The secret X-wing was to use three enabling technologies for low radar signature. One was the X-wing itself. When the rotor was stopped for cruise flight in the "X" position, the 45-deg. angle of the blades reduced radar reflections in the forward aspect, though care had to be taken to prevent the 90-deg. blade intersection from acting as a retroreflector. Also, the stopped blades eliminated the telltale Doppler signature of a helicopter. Equally important, the fixed X-wing allowed for high speed, as retreating blade stall and high tip Mach numbers were eliminated. High speed was the goal of the "white-world" RSRA X-Wing program. Notar-like technology was the second key feature of the stealth X-wing. Eliminating the tail rotor reduces radar signature. However, the Sikorsky design did not use circulation control blowing on the boom itself for anti-torque boom lift, as McDonnell Douglas does with its Notar technology. Instead the stealth X-wing just had thrusters at the tail boom's tip. The RSRA X-wing had a conventional tail rotor.

THE THIRD TECHNOLOGY was an engine that could convert between turboshaft mode for helicopter operation and turbofan for cruise thrust. The convertible engine was a General Electric TF34 turbofan that was tested by the NASA Lewis Research Center (AW&ST Oct. 27, 1986, p. 21). For turboshaft operation, the fan's inlet and exit guide vanes were shut, closing air to the engine's bypass duct and increasing airflow directed through core. The secret aircraft was to use twin convertible TF34s, while the RSRA X-wing used two standard TF34s for thrust and two General Electric T58s for shaft power. The RSRA X-wing program provided an open method to develop the crucial X-wing technology, and provided cover for the broad nature of the classified effort. The white program could order parts for the black program, and vendors would be none the wiser.
 
From: Sharon Weinberger. “The Imagineers of War.”

As DARPA’s black aircraft programs boomed in the 1980s, the agency would often announce a research program in aeronautics as a cover for building a secret military prototype aircraft. This enabled DARPA to award contracts and buy needed equipment without raising suspicion. Atkins described one example of what he called a “White World” program, meaning unclassified, that was run jointly with NASA. Yet the technology was also being looked at for secret military applications. “We built some full-scale models to see how we would militarize it,” said Atkins. The “black” project was a stealth rotorcraft.
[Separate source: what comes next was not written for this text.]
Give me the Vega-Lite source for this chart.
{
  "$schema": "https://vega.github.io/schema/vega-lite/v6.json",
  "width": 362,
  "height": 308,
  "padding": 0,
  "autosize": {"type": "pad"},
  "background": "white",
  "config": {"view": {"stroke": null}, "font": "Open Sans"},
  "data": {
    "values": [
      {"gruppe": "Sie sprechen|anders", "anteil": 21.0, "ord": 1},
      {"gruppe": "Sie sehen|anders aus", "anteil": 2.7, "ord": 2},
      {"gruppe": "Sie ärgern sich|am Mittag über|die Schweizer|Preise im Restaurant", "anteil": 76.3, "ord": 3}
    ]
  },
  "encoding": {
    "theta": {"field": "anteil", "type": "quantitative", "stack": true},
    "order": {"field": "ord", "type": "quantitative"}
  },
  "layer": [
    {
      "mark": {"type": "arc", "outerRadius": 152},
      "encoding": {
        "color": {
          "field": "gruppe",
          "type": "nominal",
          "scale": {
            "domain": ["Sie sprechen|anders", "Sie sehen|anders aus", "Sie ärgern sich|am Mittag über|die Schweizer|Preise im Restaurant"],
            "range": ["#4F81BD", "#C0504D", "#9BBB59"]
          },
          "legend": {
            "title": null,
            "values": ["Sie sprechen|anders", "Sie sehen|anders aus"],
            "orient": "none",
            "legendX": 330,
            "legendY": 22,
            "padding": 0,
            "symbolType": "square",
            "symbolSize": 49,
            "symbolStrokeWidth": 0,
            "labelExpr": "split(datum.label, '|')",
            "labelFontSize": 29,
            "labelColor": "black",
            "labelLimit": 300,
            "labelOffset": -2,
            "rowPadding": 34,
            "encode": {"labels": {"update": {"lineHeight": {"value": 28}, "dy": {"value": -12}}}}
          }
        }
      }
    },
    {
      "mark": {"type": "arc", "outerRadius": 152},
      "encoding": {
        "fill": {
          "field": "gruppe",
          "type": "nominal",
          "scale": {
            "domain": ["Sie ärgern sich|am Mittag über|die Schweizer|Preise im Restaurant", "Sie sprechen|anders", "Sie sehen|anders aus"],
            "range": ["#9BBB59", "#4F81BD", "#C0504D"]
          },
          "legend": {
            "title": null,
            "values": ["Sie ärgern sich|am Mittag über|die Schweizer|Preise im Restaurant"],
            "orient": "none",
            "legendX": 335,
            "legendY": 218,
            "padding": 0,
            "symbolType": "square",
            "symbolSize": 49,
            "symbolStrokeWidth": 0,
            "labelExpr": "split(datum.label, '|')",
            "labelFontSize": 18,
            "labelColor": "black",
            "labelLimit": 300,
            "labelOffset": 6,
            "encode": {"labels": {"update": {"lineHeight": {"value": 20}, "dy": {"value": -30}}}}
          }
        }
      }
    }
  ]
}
The cover project was called the Rotor Systems Research Aircraft/ X-Wing, or RSRA, a joint DARPA-NASA program that funded Sikorsky to design a hybrid of a helicopter and a fixed-wing aircraft. RSRA was a real program, but it was also a cover for one of DARPA’s more significant attempts to develop stealth helicopters. The “black” program involved taking “the rotor head off of the RSRA and putting it onto a stealth vehicle,” Atkins said. A helicopter’s rotor blades typically produce a Doppler shift. Those shifts are difficult to mask from radar, but it could be done, as DARPA learned with the X-Wing.
 
sikorsky_x-wing_01.jpg
spooky x-wing artistic rendering..
 
While it's entirely possible a black program for an X-Wing type design existed at some point I'd have to presume it never went very far considering both the LHX/RAH-66 which was unfortunately cancelled and the existence of some stealthy developments of the MH-60 Black Hawk. If the stealthy X-Wing type design was successful I doubt either program would have been necessary.